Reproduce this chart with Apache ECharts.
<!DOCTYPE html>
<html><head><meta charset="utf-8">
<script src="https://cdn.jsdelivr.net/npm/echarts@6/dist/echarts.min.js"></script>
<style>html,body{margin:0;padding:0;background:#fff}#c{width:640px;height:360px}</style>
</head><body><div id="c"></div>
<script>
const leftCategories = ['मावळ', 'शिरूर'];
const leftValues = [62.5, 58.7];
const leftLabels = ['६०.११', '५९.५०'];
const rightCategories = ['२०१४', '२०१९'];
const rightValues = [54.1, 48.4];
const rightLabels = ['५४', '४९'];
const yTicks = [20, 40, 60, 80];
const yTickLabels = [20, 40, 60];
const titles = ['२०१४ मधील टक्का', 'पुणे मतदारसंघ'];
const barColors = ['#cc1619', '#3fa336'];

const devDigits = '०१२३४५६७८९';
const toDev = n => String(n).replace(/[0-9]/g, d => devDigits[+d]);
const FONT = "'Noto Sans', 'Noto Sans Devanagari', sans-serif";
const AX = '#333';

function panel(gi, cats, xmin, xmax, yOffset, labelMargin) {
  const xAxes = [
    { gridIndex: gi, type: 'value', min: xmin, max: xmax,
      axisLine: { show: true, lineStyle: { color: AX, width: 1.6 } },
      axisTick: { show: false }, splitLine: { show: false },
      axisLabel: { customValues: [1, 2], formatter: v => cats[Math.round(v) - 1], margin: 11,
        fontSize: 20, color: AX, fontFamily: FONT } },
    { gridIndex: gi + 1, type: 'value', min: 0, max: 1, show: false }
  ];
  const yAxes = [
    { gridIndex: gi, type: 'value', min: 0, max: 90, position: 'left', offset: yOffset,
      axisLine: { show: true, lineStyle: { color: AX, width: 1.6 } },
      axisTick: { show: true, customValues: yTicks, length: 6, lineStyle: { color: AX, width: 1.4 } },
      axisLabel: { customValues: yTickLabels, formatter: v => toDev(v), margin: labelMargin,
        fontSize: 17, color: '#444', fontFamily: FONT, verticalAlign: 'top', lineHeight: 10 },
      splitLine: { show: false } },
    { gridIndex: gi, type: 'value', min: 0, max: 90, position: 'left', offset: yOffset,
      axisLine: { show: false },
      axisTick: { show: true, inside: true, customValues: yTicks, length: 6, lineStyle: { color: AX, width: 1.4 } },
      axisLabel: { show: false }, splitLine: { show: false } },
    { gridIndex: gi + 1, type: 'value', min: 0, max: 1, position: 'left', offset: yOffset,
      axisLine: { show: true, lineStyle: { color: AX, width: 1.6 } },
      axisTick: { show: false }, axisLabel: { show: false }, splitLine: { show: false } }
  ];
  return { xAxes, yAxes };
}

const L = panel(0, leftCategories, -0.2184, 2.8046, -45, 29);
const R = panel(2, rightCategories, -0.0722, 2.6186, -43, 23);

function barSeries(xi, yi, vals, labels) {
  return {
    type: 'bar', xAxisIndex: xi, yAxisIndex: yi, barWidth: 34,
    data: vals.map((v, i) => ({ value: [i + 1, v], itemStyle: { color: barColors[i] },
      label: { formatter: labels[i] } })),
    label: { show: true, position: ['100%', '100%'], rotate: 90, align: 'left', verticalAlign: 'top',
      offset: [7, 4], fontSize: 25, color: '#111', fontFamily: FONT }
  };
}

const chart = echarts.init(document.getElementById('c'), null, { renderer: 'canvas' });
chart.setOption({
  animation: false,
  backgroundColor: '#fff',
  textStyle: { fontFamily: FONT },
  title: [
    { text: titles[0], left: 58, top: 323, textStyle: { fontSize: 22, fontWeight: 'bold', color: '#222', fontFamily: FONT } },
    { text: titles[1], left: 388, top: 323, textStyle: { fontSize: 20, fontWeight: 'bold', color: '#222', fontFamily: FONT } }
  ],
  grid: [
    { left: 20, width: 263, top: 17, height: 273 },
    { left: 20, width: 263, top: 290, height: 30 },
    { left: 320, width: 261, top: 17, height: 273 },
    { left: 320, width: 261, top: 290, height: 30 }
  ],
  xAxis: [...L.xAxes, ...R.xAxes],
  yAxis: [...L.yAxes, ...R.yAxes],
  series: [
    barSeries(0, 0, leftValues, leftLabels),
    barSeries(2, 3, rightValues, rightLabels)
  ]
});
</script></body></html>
************
# Exercise details:
Include the first line, the line containing "const barColors = ['#cc1619', '#3fa336'];", and every line between them, copied exactly from the material above; output no other line.

# Exercise solution:
Reproduce this chart with Apache ECharts.
<!DOCTYPE html>
<html><head><meta charset="utf-8">
<script src="https://cdn.jsdelivr.net/npm/echarts@6/dist/echarts.min.js"></script>
<style>html,body{margin:0;padding:0;background:#fff}#c{width:640px;height:360px}</style>
</head><body><div id="c"></div>
<script>
const leftCategories = ['मावळ', 'शिरूर'];
const leftValues = [62.5, 58.7];
const leftLabels = ['६०.११', '५९.५०'];
const rightCategories = ['२०१४', '२०१९'];
const rightValues = [54.1, 48.4];
const rightLabels = ['५४', '४९'];
const yTicks = [20, 40, 60, 80];
const yTickLabels = [20, 40, 60];
const titles = ['२०१४ मधील टक्का', 'पुणे मतदारसंघ'];
const barColors = ['#cc1619', '#3fa336'];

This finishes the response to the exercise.